Lake Charles suffered extensive damage from Hurricane Rita, which struck the city as a Category 3 storm early September 24, 2005. On September 22, the mayor ordered a mandatory evacuation of the city, and approximately ninety percent of the residents left. Evacuees were asked to not return for 48 hours, due to wind and flood damage. There was extensive damage to the city's electrical grid, and many areas did not have power restored for up to three weeks.

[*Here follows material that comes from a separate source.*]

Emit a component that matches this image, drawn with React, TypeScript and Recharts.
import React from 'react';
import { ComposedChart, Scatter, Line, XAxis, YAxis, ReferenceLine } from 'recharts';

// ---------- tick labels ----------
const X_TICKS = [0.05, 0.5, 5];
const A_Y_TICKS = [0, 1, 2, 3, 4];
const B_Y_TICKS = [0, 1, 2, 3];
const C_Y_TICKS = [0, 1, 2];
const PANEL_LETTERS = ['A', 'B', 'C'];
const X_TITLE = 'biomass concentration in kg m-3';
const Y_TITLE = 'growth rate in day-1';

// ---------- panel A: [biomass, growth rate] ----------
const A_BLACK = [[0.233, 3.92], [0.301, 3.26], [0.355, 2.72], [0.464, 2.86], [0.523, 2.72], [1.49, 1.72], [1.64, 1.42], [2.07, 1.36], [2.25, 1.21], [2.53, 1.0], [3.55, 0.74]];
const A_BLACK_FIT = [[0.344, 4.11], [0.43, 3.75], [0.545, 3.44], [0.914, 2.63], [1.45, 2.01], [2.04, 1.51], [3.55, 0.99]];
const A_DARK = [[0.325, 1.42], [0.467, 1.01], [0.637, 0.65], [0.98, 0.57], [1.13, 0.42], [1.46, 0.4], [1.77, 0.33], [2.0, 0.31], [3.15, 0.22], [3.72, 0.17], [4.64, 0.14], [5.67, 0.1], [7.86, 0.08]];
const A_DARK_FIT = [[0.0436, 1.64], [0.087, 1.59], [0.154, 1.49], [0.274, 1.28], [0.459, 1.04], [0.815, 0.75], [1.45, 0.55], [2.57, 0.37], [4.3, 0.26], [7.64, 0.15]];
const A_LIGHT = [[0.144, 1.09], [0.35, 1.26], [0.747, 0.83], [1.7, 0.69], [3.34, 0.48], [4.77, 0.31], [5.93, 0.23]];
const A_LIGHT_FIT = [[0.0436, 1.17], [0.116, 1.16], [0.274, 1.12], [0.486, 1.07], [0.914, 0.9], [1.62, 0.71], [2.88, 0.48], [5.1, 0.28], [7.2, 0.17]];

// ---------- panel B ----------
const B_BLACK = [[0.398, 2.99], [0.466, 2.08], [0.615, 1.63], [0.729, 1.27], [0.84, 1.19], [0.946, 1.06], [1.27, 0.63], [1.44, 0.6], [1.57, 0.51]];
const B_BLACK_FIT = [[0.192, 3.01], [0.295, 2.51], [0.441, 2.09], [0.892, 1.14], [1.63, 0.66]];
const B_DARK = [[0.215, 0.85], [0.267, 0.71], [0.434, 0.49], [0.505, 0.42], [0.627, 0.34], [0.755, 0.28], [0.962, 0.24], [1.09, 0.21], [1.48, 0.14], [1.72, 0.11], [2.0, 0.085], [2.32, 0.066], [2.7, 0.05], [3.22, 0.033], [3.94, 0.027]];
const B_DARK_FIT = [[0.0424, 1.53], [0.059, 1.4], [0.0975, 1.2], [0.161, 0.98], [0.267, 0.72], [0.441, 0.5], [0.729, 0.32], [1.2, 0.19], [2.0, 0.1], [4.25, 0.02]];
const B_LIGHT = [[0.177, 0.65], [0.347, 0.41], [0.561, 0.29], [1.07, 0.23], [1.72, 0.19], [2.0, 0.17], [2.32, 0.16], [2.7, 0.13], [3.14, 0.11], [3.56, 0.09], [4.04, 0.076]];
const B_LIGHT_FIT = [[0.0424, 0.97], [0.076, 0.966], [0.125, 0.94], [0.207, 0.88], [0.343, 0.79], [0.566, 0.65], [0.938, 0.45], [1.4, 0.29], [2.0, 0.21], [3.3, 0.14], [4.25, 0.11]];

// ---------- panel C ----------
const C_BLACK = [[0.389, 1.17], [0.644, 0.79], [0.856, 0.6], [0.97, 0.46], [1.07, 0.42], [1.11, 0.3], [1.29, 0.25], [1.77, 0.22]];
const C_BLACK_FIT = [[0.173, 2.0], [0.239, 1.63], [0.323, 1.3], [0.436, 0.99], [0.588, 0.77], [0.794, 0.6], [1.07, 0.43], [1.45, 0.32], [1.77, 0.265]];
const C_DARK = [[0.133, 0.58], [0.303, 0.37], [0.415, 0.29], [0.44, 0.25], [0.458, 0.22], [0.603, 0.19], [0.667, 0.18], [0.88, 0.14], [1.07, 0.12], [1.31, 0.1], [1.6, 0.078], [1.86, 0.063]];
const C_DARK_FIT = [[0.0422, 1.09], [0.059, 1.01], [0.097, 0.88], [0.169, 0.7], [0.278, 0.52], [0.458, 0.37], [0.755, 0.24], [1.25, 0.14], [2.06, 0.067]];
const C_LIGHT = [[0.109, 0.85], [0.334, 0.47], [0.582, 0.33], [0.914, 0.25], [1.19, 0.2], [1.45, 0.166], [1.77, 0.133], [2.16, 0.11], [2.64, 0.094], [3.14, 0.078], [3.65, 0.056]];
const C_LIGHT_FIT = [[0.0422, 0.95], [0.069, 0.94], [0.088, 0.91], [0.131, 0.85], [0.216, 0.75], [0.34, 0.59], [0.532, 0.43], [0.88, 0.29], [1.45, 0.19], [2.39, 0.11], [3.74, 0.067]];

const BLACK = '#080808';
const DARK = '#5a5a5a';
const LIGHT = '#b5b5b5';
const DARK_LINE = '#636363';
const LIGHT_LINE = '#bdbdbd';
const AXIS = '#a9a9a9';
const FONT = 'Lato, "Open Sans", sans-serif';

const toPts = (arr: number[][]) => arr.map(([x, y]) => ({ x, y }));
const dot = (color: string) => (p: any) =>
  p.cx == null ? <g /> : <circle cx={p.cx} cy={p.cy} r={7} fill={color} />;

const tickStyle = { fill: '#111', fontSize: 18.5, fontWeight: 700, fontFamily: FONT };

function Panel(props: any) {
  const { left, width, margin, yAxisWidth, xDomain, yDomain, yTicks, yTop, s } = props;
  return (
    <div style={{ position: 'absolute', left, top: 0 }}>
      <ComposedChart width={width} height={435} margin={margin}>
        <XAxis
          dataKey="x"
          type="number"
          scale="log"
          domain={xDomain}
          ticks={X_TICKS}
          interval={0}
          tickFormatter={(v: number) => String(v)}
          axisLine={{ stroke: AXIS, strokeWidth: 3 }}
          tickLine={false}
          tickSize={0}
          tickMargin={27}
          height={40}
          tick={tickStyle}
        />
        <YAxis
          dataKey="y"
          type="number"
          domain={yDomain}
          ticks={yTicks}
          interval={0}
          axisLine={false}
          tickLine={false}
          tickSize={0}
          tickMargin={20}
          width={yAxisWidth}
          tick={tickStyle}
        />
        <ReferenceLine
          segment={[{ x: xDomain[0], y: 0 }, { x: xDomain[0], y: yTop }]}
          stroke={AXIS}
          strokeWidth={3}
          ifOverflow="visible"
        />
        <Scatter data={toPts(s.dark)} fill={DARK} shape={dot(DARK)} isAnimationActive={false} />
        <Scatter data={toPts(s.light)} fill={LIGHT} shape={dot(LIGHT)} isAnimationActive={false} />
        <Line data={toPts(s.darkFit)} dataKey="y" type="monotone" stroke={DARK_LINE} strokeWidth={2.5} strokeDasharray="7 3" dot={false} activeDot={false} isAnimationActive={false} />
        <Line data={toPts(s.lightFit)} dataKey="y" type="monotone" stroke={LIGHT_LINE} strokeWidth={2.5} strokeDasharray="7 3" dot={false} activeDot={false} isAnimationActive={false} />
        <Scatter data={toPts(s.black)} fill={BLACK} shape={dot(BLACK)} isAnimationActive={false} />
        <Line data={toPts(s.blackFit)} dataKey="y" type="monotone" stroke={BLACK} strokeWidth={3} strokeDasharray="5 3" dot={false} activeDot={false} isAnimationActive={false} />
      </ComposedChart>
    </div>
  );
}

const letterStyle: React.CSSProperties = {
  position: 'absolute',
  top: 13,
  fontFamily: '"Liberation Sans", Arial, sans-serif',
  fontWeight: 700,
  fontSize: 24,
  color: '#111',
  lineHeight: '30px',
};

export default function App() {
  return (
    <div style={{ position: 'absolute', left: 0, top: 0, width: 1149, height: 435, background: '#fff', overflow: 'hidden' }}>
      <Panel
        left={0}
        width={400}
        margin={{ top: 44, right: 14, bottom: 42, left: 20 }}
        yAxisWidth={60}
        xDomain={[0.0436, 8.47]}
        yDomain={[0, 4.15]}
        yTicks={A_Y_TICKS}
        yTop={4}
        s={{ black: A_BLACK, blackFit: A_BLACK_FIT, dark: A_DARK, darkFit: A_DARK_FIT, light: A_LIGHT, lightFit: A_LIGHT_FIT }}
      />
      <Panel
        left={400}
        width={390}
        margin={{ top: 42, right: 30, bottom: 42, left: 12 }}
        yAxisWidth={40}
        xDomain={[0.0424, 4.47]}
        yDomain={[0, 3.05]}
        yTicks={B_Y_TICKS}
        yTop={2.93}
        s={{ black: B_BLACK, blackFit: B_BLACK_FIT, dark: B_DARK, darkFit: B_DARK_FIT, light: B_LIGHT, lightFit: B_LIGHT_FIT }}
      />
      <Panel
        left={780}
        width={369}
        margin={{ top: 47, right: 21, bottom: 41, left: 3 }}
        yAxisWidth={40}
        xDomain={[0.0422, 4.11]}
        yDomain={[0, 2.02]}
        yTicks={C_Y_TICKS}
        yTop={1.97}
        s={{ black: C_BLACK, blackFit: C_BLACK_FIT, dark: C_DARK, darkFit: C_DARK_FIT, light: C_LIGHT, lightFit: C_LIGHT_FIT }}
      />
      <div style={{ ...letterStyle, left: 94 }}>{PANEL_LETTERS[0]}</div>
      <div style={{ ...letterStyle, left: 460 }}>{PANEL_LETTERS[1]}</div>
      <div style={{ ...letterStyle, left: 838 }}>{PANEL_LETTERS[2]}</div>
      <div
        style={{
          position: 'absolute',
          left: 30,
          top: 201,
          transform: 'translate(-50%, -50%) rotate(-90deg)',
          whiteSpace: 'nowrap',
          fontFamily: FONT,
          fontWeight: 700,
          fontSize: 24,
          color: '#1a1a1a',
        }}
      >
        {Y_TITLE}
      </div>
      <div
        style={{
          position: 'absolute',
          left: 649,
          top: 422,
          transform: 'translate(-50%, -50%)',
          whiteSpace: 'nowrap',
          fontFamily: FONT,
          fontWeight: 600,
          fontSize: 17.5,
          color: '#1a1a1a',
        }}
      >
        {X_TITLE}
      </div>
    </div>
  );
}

On June 20, 2006, a Citgo petroleum plant located in Sulphur, Louisiana released between 15000 and 18000 oilbbl of oil into the Calcasieu Ship Channel. The United States Coast Guard was called in to contain the spilled oil, which had by that time flowed down the Calcasieu River. Because of the disaster, the Coast Guard had to close many waterways, including the Calcasieu River Channel and a one-mile (1.6 km) stretch of the Gulf Intracoastal Waterway. The Port of Lake Charles remained closed for some time after the accident, due to contamination.

Oil prices surged to over $74 per barrel, in part due to the Citgo spillage. The Calcasieu Refining Co., which normally processes 76500 oilbbl of oil a day, was working at low levels for weeks after the incident.

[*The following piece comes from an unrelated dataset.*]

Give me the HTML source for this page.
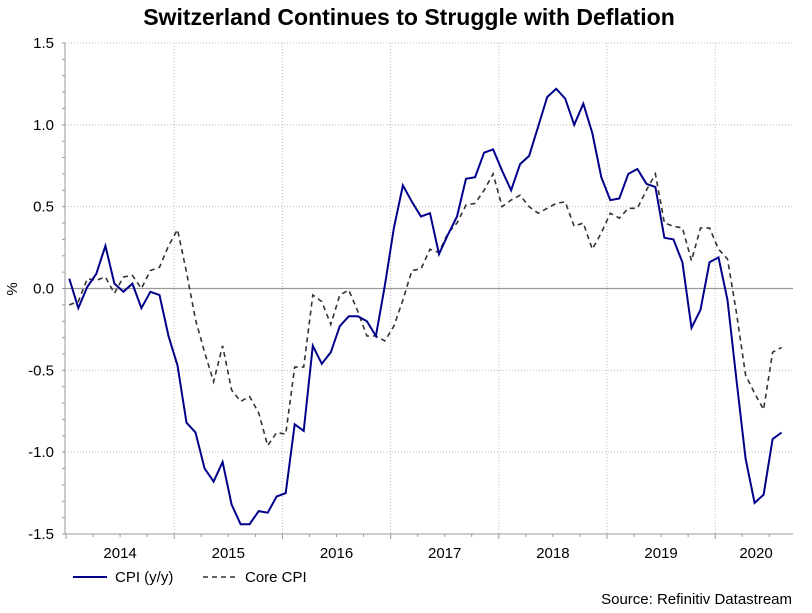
<!DOCTYPE html>
<html><head><meta charset="utf-8"><style>
body{margin:0;background:#fff;width:812px;height:608px;overflow:hidden;font-family:"Liberation Sans",Arial,sans-serif}
svg text{font-family:"Liberation Sans",Arial,sans-serif}
</style></head><body>
<svg id="chart" width="812" height="608">
<text x="409" y="25" text-anchor="middle" font-size="23" font-weight="bold">Switzerland Continues to Struggle with Deflation</text>
<g id="grid"></g>
<g id="axes"></g>
<g id="series"></g>
<text transform="translate(17,289) rotate(-90)" text-anchor="middle" font-size="15">%</text>
<g>
<g><line x1="73" y1="577" x2="107" y2="577" stroke="#00008b" stroke-width="2"/><text x="115" y="582" font-size="15">CPI (y/y)</text></g>
<g><line x1="203" y1="577" x2="237" y2="577" stroke="#333" stroke-width="1.6" stroke-dasharray="5,4"/><text x="245" y="582" font-size="15">Core CPI</text></g>
</g>
<text x="792" y="604" text-anchor="end" font-size="15">Source: Refinitiv Datastream</text>
</svg>
<script>
const years = ["2014","2015","2016","2017","2018","2019","2020"];
const yTicks = [1.5,1.0,0.5,0.0,-0.5,-1.0,-1.5];
const yTickLabels = ["1.5","1.0","0.5","0.0","-0.5","-1.0","-1.5"];
const cpi = [0.06,-0.12,0.01,0.09,0.26,0.03,-0.02,0.03,-0.12,-0.02,-0.04,-0.29,-0.47,-0.82,-0.88,-1.1,-1.18,-1.06,-1.32,-1.44,-1.44,-1.36,-1.37,-1.27,-1.25,-0.83,-0.87,-0.35,-0.46,-0.39,-0.23,-0.17,-0.17,-0.2,-0.29,0.02,0.37,0.63,0.53,0.44,0.46,0.21,0.33,0.44,0.67,0.68,0.83,0.85,0.72,0.6,0.76,0.81,0.99,1.17,1.22,1.16,1.0,1.13,0.95,0.68,0.54,0.55,0.7,0.73,0.64,0.62,0.31,0.3,0.16,-0.24,-0.13,0.16,0.19,-0.07,-0.56,-1.04,-1.31,-1.26,-0.92,-0.88];
const core = [-0.1,-0.08,0.06,0.05,0.07,-0.03,0.07,0.08,0.0,0.11,0.13,0.26,0.36,0.1,-0.19,-0.39,-0.57,-0.35,-0.62,-0.69,-0.66,-0.76,-0.96,-0.88,-0.89,-0.48,-0.48,-0.04,-0.08,-0.22,-0.04,-0.01,-0.14,-0.29,-0.29,-0.32,-0.23,-0.07,0.11,0.12,0.24,0.22,0.34,0.4,0.51,0.52,0.6,0.7,0.5,0.54,0.57,0.5,0.46,0.49,0.52,0.53,0.38,0.4,0.24,0.34,0.46,0.43,0.49,0.49,0.6,0.7,0.4,0.38,0.37,0.17,0.37,0.37,0.24,0.18,-0.15,-0.53,-0.64,-0.74,-0.39,-0.36];
const NS="http://www.w3.org/2000/svg";
const L=65,R=793,T=43,B=534,yMin=-1.5,yMax=1.5;
const yearW=108.2, mW=yearW/12, x0=69.3;
const yS=v=>B-(v-yMin)/(yMax-yMin)*(B-T);
const xS=i=>x0+i*mW;
const xYear=k=>L+1+k*yearW;
function mk(tag,attrs,parent){const e=document.createElementNS(NS,tag);for(const k in attrs)e.setAttribute(k,attrs[k]);parent.appendChild(e);return e;}
const grid=document.getElementById('grid'),axes=document.getElementById('axes'),series=document.getElementById('series');
yTicks.forEach((v,i)=>{
  const y=yS(v);
  if(v!==0&&v!==yMin){const g=mk('line',{x1:L,x2:R,y1:y,y2:y,stroke:'#bbb','stroke-dasharray':'1,2'},grid);
  
  }
  const t=mk('text',{x:L-11,y:y+5,'text-anchor':'end','font-size':15},axes);t.textContent=yTickLabels[i];
  
  
});
for(let v=-15;v<=15;v++){const y=yS(v/10);mk('line',{x1:L-3,x2:L,y1:y,y2:y,stroke:'#999'},axes);}
const zl=mk('line',{x1:L,x2:R,y1:yS(0),y2:yS(0),stroke:'#999','stroke-width':1.2},grid);


for(let k=1;k<years.length;k++){const x=xYear(k);const g=mk('line',{x1:x,x2:x,y1:T,y2:B,stroke:'#bbb','stroke-dasharray':'1,2'},grid);
  
  }
for(let q=0;q<=28;q++){const x=L+1+q*yearW/4;if(x>R)break;mk('line',{x1:x,x2:x,y1:B,y2:B+(q%4===0?5:3),stroke:'#999'},axes);}
years.forEach((yr,k)=>{const t=mk('text',{x:Math.min(xYear(k)+yearW/2,756),y:558,'text-anchor':'middle','font-size':15},axes);t.textContent=yr;
  
  });
mk('line',{x1:L,x2:L,y1:T,y2:B,stroke:'#999'},axes);
mk('line',{x1:L,x2:R,y1:B,y2:B,stroke:'#999'},axes);
const pts=a=>a.map((v,i)=>xS(i).toFixed(1)+','+yS(v).toFixed(1)).join(' ');
const c2=mk('polyline',{points:pts(core),fill:'none',stroke:'#333','stroke-width':1.6,'stroke-dasharray':'5,4'},series);


const c1=mk('polyline',{points:pts(cpi),fill:'none',stroke:'#00008b','stroke-width':2},series);


</script>
</body></html>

As part of the city's recovery from Hurricane Rita, elected officials proposed a plan to renovate the downtown area to make it more attractive and pedestrian-friendly. A primary concern for the revitalization was to include quality and affordable housing. To fund that proposal, officials proposed a city-wide bond issue. To date, about one third of the 90-million dollar bond proposal has been spent. The Lakefront Promenade is currently under construction, as is the 52-berth marina just south of the Civic Center grounds. The monies issued from the bond will also be used for other capital projects throughout the city.

In 2008, a report showed that overall criminal offenses in the city were down 15%, and major crimes were down 9%.

In 2020, the city was badly damaged again by Category 4 Hurricane Laura. Many homes were damaged or destroyed and the Capital One Building was heavily damaged, with many of its windows being blown out. It was later demolished on September 7, 2024.